Directing and Mise-en-Scène
Directing and mise-en-scène concern the modern art of staging a play—interpreting the text, guiding the actors, and composing the stage into a unified production.
Definition
The study of the art of theatrical directing and the composition of the stage, or mise-en-scène, in producing a performance.
Scope
This topic examines the emergence and practice of the theatre director, from the Meiningen company and Antoine through Stanislavski, Meyerhold, Brecht, Brook, and contemporary auteurs. It covers the concept of mise-en-scène as the orchestration of acting, movement, space, and design; methods of interpreting and staging a text; and the analytical study of how a production constructs meaning, including the rise of director-centred Regietheater.
Core questions
- How did the role of the director emerge and become central?
- How does a director interpret a text and shape a production?
- What is mise-en-scène and how does it create meaning?
- How far may a director depart from the playwright's intentions?
Key concepts
- the director
- mise-en-scène
- blocking
- concept and interpretation
- Regietheater
- ensemble
Key theories
- Categories of theatre and the director's vision
- Peter Brook's distinction among deadly, holy, rough, and immediate theatre, framing the director's task as the search for living, necessary performance rather than dead convention.
- Analysis of mise-en-scène
- Patrice Pavis's semiotically informed method for analyzing performance, treating mise-en-scène as a system that confronts text and staging and produces meaning for the spectator.
History
The director emerged in the late nineteenth century as theatre sought unified, coherent productions, with the Meiningen company, Antoine's naturalism, and Stanislavski establishing the role; the twentieth century saw directors become primary authors of the stage—Meyerhold, Reinhardt, Brecht, Brook, and later auteurs—culminating in the strongly interpretive director's theatre of recent decades.
Debates
- Authority of the director over the play
- Critics and practitioners debate the limits of directorial reinterpretation, weighing fidelity to the dramatic text against the director's creative reimagining in Regietheater.
Key figures
- Peter Brook
- Vsevolod Meyerhold
- Patrice Pavis
- Edward Braun
Related topics
Seminal works
- brook1968
- braun1982
- pavis2003
Frequently asked questions
- When did directors become central to theatre?
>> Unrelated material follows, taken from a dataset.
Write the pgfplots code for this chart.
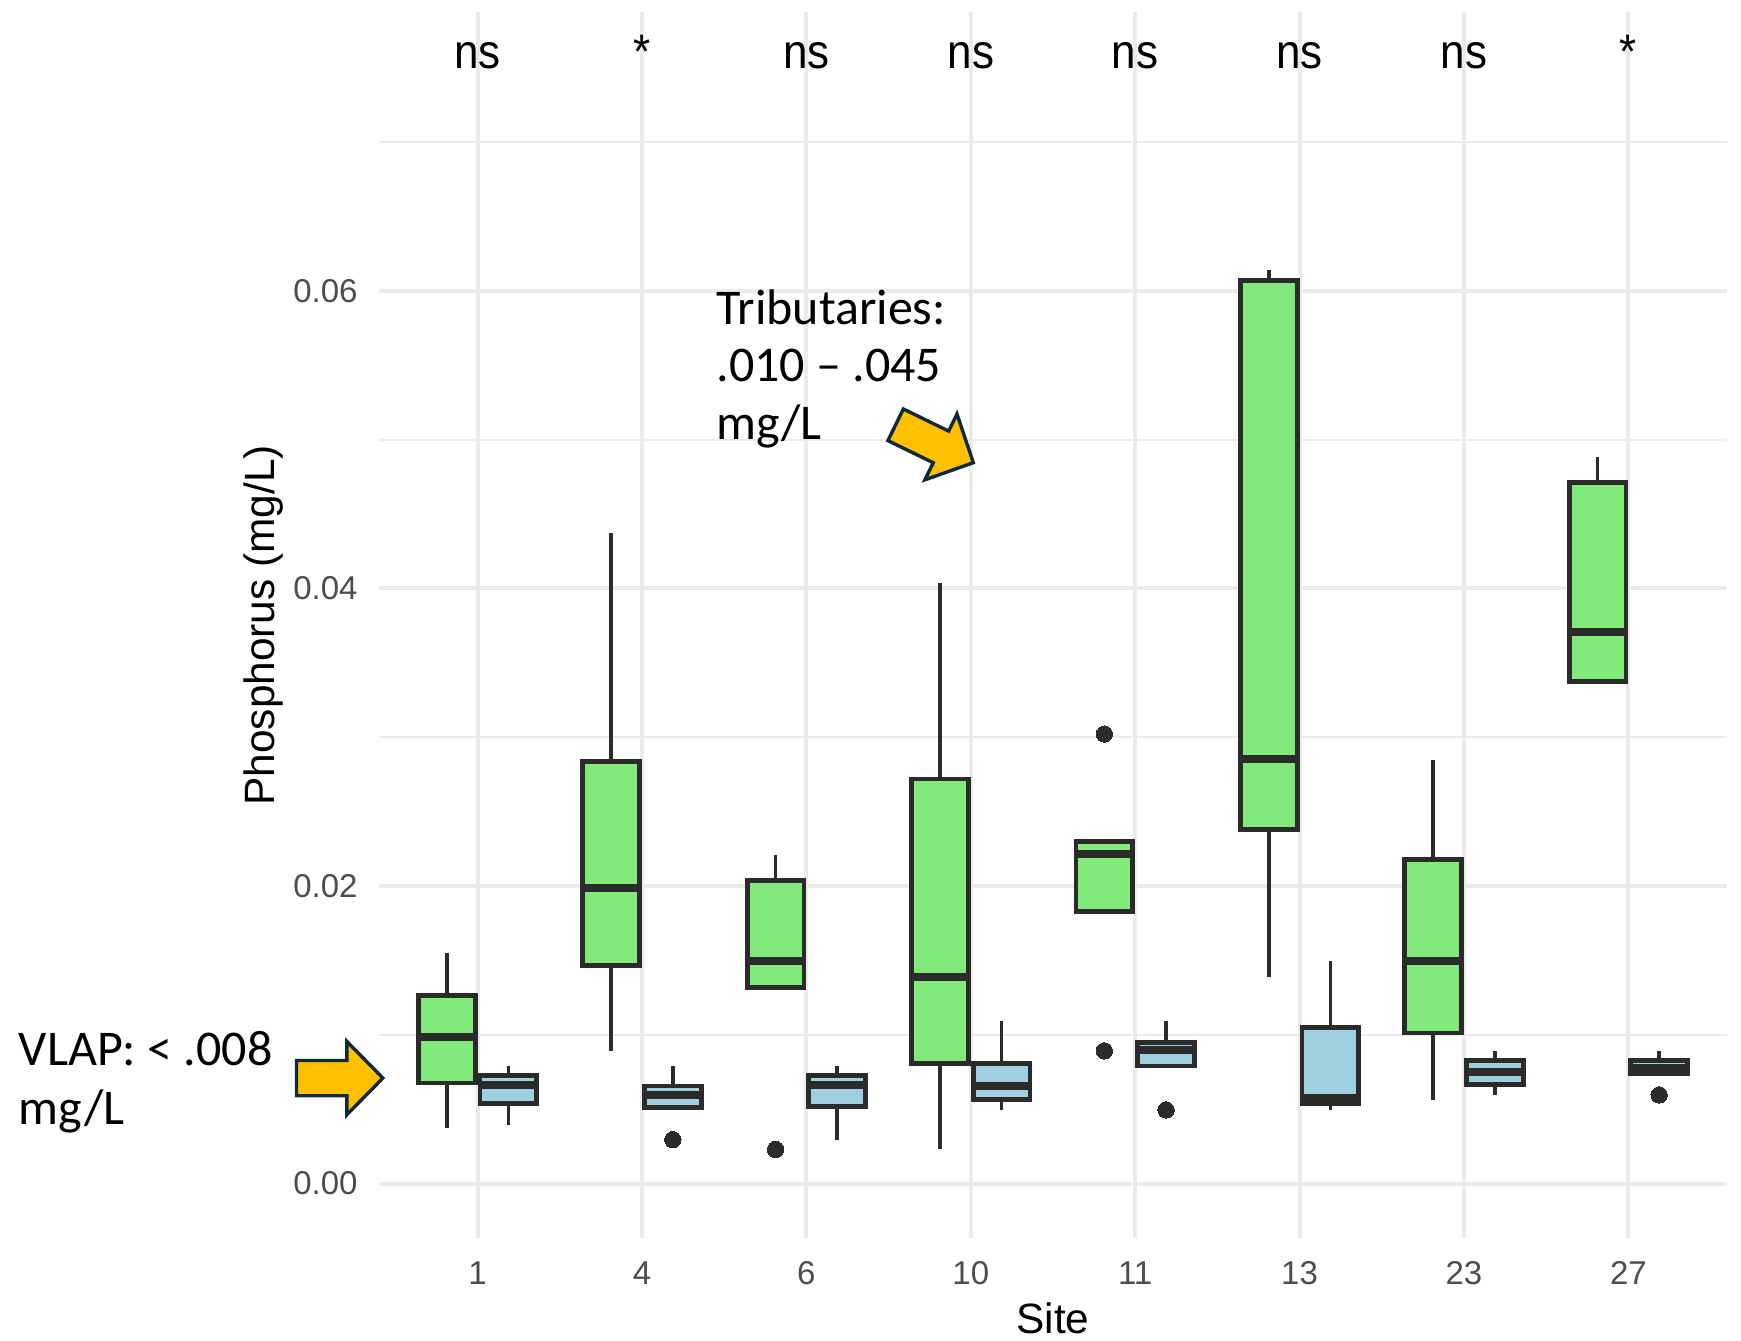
\documentclass[border=0pt]{standalone}
\usepackage{fontspec}
\setmainfont{Liberation Sans}
\newfontfamily\annfont{Carlito}
\usepackage{pgfplots}
\pgfplotsset{compat=1.18}
\definecolor{boxgreen}{HTML}{82EA7A}
\definecolor{boxblue}{HTML}{A0CFE0}
\definecolor{edgec}{HTML}{2B2B2B}
\definecolor{gridc}{HTML}{EBEBEB}
\definecolor{tickc}{HTML}{4D4D4D}
\definecolor{arrowfill}{HTML}{FFC000}
\definecolor{arrowedge}{HTML}{0E2A3A}
\pgfplotsset{
  whisk/.style={draw=edgec, line width=1.8pt, mark=none, forget plot},
  boxs/.style={draw=edgec, line width=2.4pt, line join=miter, mark=none, forget plot},
  med/.style={draw=edgec, line width=4pt, mark=none, forget plot},
  outl/.style={only marks, mark=*, mark size=4.1pt, mark options={fill=edgec, draw=edgec, line width=0pt}, forget plot},
}
% #1 left, #2 centre, #3 right, #4 colour, #5 lower whisker, #6 Q1, #7 median, #8 Q3, #9 upper whisker
\newcommand{\bx}[9]{%
  \addplot[whisk] coordinates {(#2,#6) (#2,#5)};
  \addplot[whisk] coordinates {(#2,#8) (#2,#9)};
  \addplot[boxs, fill=#4] coordinates {(#1,#6) (#3,#6) (#3,#8) (#1,#8)} --cycle;
  \addplot[med] coordinates {(#1,#7) (#3,#7)};
}
\tikzset{sig/.style={anchor=base, inner sep=0pt, yscale=1.1, font=\fontsize{22}{26}\selectfont}}
\begin{document}
\begin{tikzpicture}
\begin{axis}[
  scale only axis, width=674pt, height=613.2pt,
  xmin=-0.6, xmax=7.6, ymin=-0.00368, ymax=0.07874,
  xtick={0,1,2,3,4,5,6,7}, xticklabels={1,4,6,10,11,13,23,27},
  ytick={0,0.02,0.04,0.06}, minor ytick={0.01,0.03,0.05,0.07},
  scaled y ticks=false,
  /pgf/number format/assume math mode=true,
  yticklabel style={/pgf/number format/fixed, /pgf/number format/fixed zerofill, /pgf/number format/precision=2},
  grid=both,
  major grid style={gridc, line width=2pt},
  minor grid style={gridc, line width=1.1pt},
  axis line style={draw=none}, tick style={draw=none},
  major tick length=0pt, minor tick length=0pt,
  ticklabel style={font=\fontsize{16.5}{18}\selectfont, text=tickc},
  xticklabel style={anchor=base, yshift=-23.1pt},
  yticklabel style={anchor=east, inner sep=0pt, xshift=-10.5pt},
  xlabel={Site}, ylabel={Phosphorus (mg/L)},
  label style={font=\fontsize{21.2}{25}\selectfont},
  xlabel style={at={(axis description cs:0.5,-0.0775)}, anchor=base},
  ylabel style={at={(axis description cs:-0.08546,0.5)}, anchor=center},
  clip=false,
]
% site 1
\bx{-0.36}{-0.1875}{-0.015}{boxgreen}{0.00374}{0.00676}{0.00984}{0.01266}{0.01548}
\bx{0.015}{0.1875}{0.36}{boxblue}{0.00397}{0.00538}{0.00662}{0.00728}{0.00791}
% site 4
\bx{0.64}{0.8125}{0.985}{boxgreen}{0.00892}{0.01468}{0.01986}{0.02835}{0.04372}
\bx{1.015}{1.1875}{1.36}{boxblue}{0.00512}{0.00512}{0.00595}{0.00656}{0.00791}
\addplot[outl] coordinates {(1.1875,0.00296)};
% site 6
\bx{1.64}{1.8125}{1.985}{boxgreen}{0.01318}{0.01318}{0.01497}{0.02035}{0.0221}
\addplot[outl] coordinates {(1.8125,0.0023)};
\bx{2.015}{2.1875}{2.36}{boxblue}{0.00296}{0.00518}{0.00662}{0.00728}{0.00791}
% site 10
\bx{2.64}{2.8125}{2.985}{boxgreen}{0.0023}{0.00806}{0.0139}{0.0272}{0.04037}
\bx{3.015}{3.1875}{3.36}{boxblue}{0.00498}{0.00564}{0.00655}{0.00806}{0.01094}
% site 11
\bx{3.64}{3.8125}{3.985}{boxgreen}{0.01828}{0.01828}{0.02216}{0.0230}{0.0230}
\addplot[outl] coordinates {(3.8125,0.03022) (3.8125,0.00892)};
\bx{4.015}{4.1875}{4.36}{boxblue}{0.00791}{0.00791}{0.0090}{0.0095}{0.01094}
\addplot[outl] coordinates {(4.1875,0.00495)};
% site 13
\bx{4.64}{4.8125}{4.985}{boxgreen}{0.0139}{0.0238}{0.02855}{0.06071}{0.06143}
\bx{5.015}{5.1875}{5.36}{boxblue}{0.00498}{0.00538}{0.00578}{0.0105}{0.01494}
% site 23
\bx{5.64}{5.8125}{5.985}{boxgreen}{0.00561}{0.01013}{0.01497}{0.02179}{0.02849}
\bx{6.015}{6.1875}{6.36}{boxblue}{0.00599}{0.00668}{0.00748}{0.00826}{0.00892}
% site 27
\bx{6.64}{6.8125}{6.985}{boxgreen}{0.03373}{0.03373}{0.03707}{0.04712}{0.04881}
\bx{7.015}{7.1875}{7.36}{boxblue}{0.0074}{0.0074}{0.00777}{0.00826}{0.00892}
\addplot[outl] coordinates {(7.1875,0.00596)};
% significance labels
\node[sig] at (axis cs:0,0.07495) {ns};
\node[sig] at (axis cs:1,0.07495) {*};
\node[sig] at (axis cs:2,0.07495) {ns};
\node[sig] at (axis cs:3,0.07495) {ns};
\node[sig] at (axis cs:4,0.07495) {ns};
\node[sig] at (axis cs:5,0.07495) {ns};
\node[sig] at (axis cs:6,0.07495) {ns};
\node[sig] at (axis cs:7,0.07495) {*};
\coordinate (TL) at (rel axis cs:0,1);
\end{axis}
\begin{scope}[shift={(TL)}]
  \tikzset{ann/.style={anchor=base west, inner sep=0pt, font=\annfont\fontsize{25}{29}\selectfont},
    blk/.style={fill=arrowfill, draw=arrowedge, line width=1.7pt, line join=miter}}
  \node[ann] at (168.5pt,-156.5pt) {Tributaries:};
  \node[ann] at (168.5pt,-184.85pt) {.010 – .045};
  \node[ann] at (168.5pt,-214pt) {mg/L};
  \node[ann] at (-180.3pt,-526.65pt) {VLAP: < .008};
  \node[ann] at (-180.3pt,-556.15pt) {mg/L};
  \draw[blk, shift={(297.15pt,-225.35pt)}, rotate=-26]
    (0,0) -- (-18pt,18.3pt) -- (-18pt,8.8pt) -- (-43.2pt,8.8pt) -- (-43.2pt,-8.8pt)
    -- (-18pt,-8.8pt) -- (-18pt,-18.3pt) -- cycle;
  \draw[blk, shift={(1.95pt,-533.05pt)}]
    (0,0) -- (-18pt,18.3pt) -- (-18pt,8.8pt) -- (-43.2pt,8.8pt) -- (-43.2pt,-8.8pt)
    -- (-18pt,-8.8pt) -- (-18pt,-18.3pt) -- cycle;
\end{scope}
\pgfresetboundingbox
\path[use as bounding box] ([shift={(-189.5pt,-664pt)}]TL) rectangle ([shift={(681pt,6pt)}]TL);
\end{tikzpicture}
\end{document}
- The director's role as the unifying artistic authority emerged in the late nineteenth century; before then, staging was typically organized by leading actors, managers, or stage conventions rather than a single interpretive author.
- What is Regietheater?
- Regietheater, or director's theatre, is an approach—especially associated with German-language stages—in which the director's bold conceptual interpretation reshapes the play, sometimes radically reworking its setting and meaning.